Ansys Mechanical Thermal SimulationOne-day course
This course provides an introduction to thermal modeling capabilities in Ansys Mechanical. Ansys Mechanical handles conduction and radiation heat transfer including calculation of view factors for surface-to-surface radiation. Mechanical also handles convection heat transfer, primarily as a boundary condition based on a heat transfer coefficient and a bulk temperature. Material properties and heat transfer coefficients can be temperature-dependent.
This course is entirely workshop-based with no dedicated lecture component and takes place over a single day. The emphasis is placed on the creation and solution of practical thermal analyses rather than detailed presentation of heat transfer theory. The goal is to introduce the most important tools for heat transfer analysis and to show best practices for modeling common heat transfer problem types.
This is an advanced course, and attendees are expected to be comfortable with the basics of Ansys Workbench and Mechanical.

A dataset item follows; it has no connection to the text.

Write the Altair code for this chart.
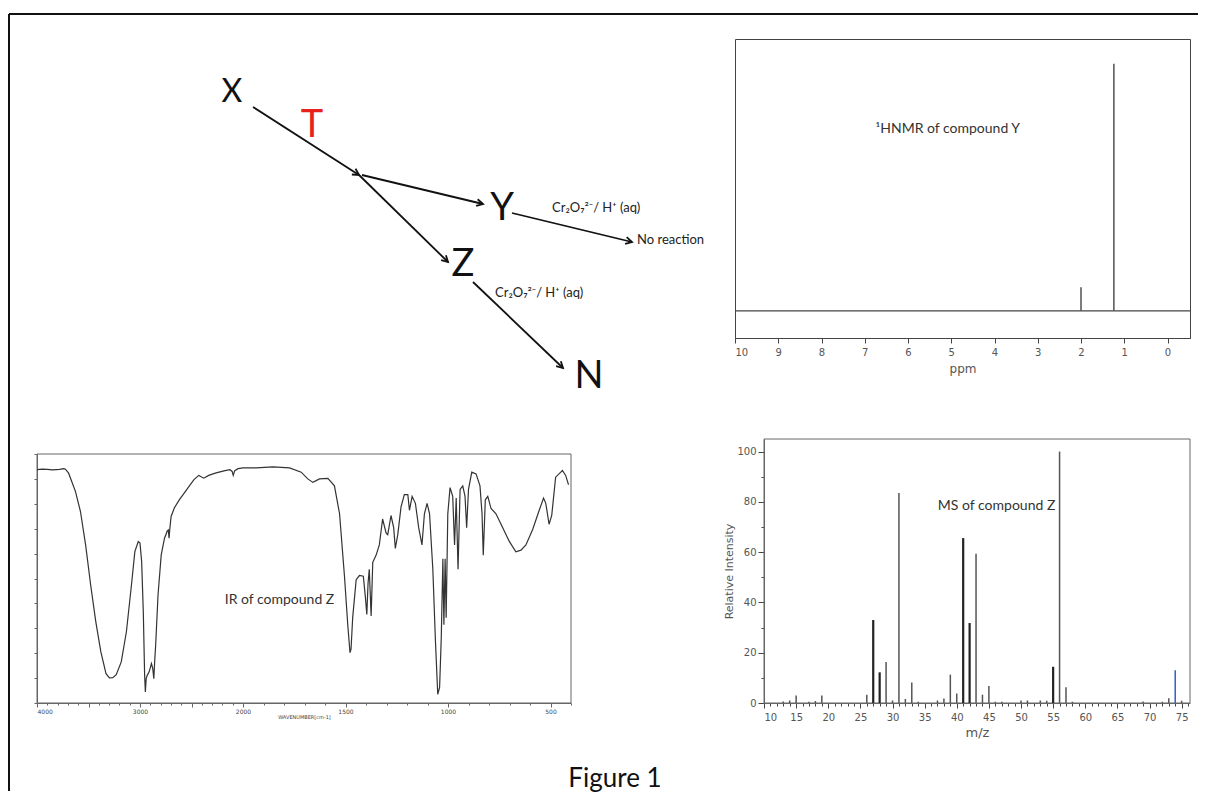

It is recommended that attendees complete DRD’s Introduction to Ansys Mechanical course prior to attending this course. Engineers already proficient with Ansys Mechanical also have the course prerequisite.
Workshop 1 – Hazardous Material Cabinet Subjected to Steady Temperature Load
In this workshop we model steady-state heat transfer in a hazardous material enclosure. This simplified analysis incorporates convection with the environment as well as internal conduction in a multi-part assembly. We introduce techniques for estimating and assigning convection coefficients based on the temperature difference between the fluid and the convection surface. Temperature-dependent material properties are created and assigned.
Workshop 2 – Parallel Plates with Radiation Heat Transfer
In this workshop we introduce radiation heat transfer. We compare the results from using radiation boundary conditions in FEA with hand calculations for a case of two parallel plates of known temperature.
Workshop 3 – Hazardous Material Cabinet Thermal Analysis with Radiation
In this workshop we continue Workshop 1 by adding radiation to the model, which allows heat to be transferred to and from an internal cylinder containing hazardous materials.
Workshop 4 – Hazardous Material Cabinet Subjected to Fire
In this workshop we continue the analysis on the hazardous material cabinet, this time performing a transient thermal analysis in order to observe the temperatures of the materials after the exterior is exposed to fire.
Workshop 5 – Antenna Subjected to Solar Loads and Thermal Stress
In this workshop we model solar radiation using an MAPDL Commands object. We also defeature components that are not important to a thermal analysis, then map the results from the defeatured thermal model onto a full-featured structural model in order to perform a thermal stress analysis.
Workshop 6 – Heat Transfer Analysis of an Electronics Enclosure
In this workshop we demonstrate two uses of contact resistance: accounting for imperfect contact and modeling thin bodies with a specified resistance in the thickness direction.
Workshop 7 – Effect of Exhaust Radiation Shield on Windshield
In this workshop we examine how a radiation shield surrounding a high-temperature exhaust pipe affects a nearby windshield.
Workshop 8 – Thermal Analysis of Fuel Injection Nozzle with Fluid Flow
In this workshop we use Thermal Fluid elements to model fluid flow through a nozzle. The thermal analysis accounts for convection heat transfer between the fluid and the nozzle, as well as a specified mass flow rate of the fluid.
Workshop 9 – Heat Transfer in a Cabinet with Internal Convection
This workshop is designed to provide students with practice modeling assemblies. We read the assembly into Mechanical and perform static stress analysis using default bonded contact to hold the parts together. We then use model branching to make a new version of the model, which has no separation contact instead of bonded contact for some of the connections, and we compare the behavior of the models with bonded and no separation contact in the connections.
Workshop A – Radiation Heat Transfer from Exhaust Pipe to Gas Tank
In this appendix workshop, we give students the opportunity to practice setting up a heat transfer model without detailed instructions. The goal is to evaluate whether radiation from the exhaust pipe will bring the fuel tank to an unsafe temperature.